Pub Date: July 1st, 1995
ISBN: 0-385-47548-9
Publisher: Doubleday

Second-novel blues for Margolin (Gone, But Not Forgotten, 1993): a murky, juiceless legal thriller in which lawyers hire lawyers when they're accused of killing other lawyers. A month after his law clerk Laura Rizzati is killed after- hours in the Portland courthouse, Oregon Supreme Court justice Robert Griffen is blown up in a bombing that looks just like the work of Charlie Deems, whose earlier conviction on homicide and drug charges Griffen himself reversed, setting Deems free. But the DA's office is looking even closer to home for Griffen's killer: They think Griffen's estranged wife, Abigail, a star county prosecutor, arranged the bombing in order to save herself $2 million in alimony and then framed Deems, whom she'd fought to put away before her almost-ex overturned the conviction. Calling on cadaverous Matthew Reynolds, unblushingly described as ``America's most famous criminal defense attorney''—the man she's been trying cases against until the day the police take her off in cuffs—Abbie vows to fight the unholy alliance of Deems and her buddies at the DA's office. After all, it's her word against a convicted killer's, right? And for a while it looks as if the unexpectedly shifting patterns of alliances and betrayals- -Abbie's old gang accuses her of hiring a felon to kill the man she once loved, and she's defended by a former courtroom nemesis who seems to be sweet on her himself—seem to promise a ripe payoff.
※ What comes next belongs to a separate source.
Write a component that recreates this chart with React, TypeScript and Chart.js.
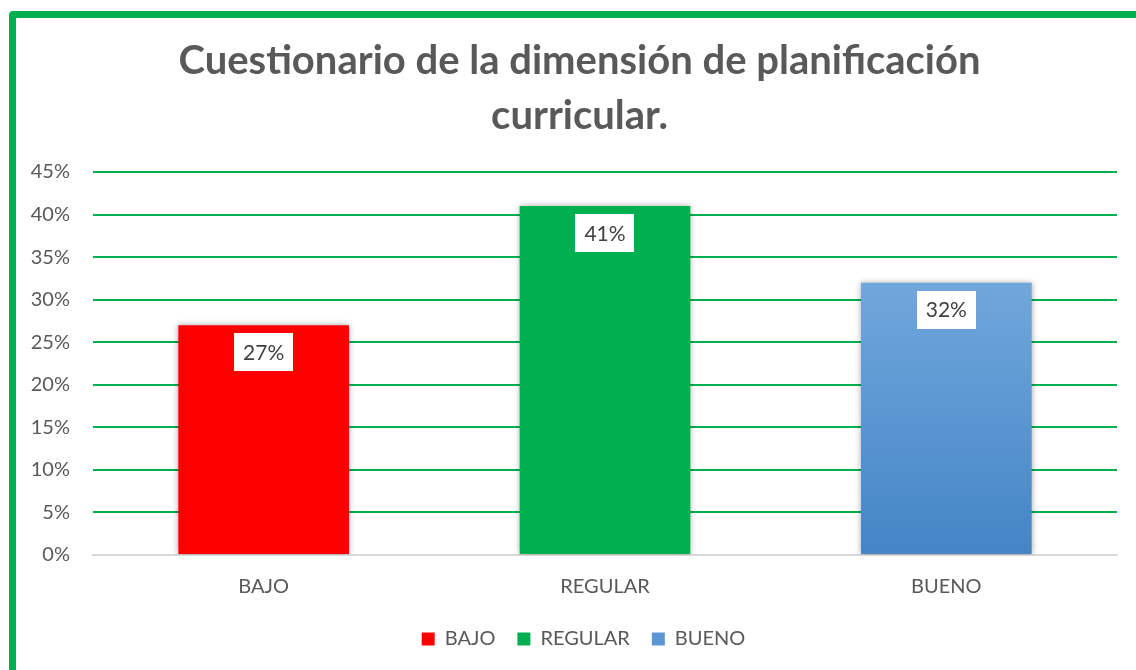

No sooner has Margolin set up this web of ironies, though, than Reynolds's rookie clerk Tracy Cavanaugh, a friend of Laura Rizzati's, turns up some new evidence of a motive that links the two murders (or does it?); the characters get tired of stalking each other and start shooting; and it's all over but for the canned romantic fadeout. Less crudely sensationalistic than Margolin's striking, overheated debut, but also less vigorously plotted, with a dewy- eyed view of legal lust that wouldn't fool a sleepy judge.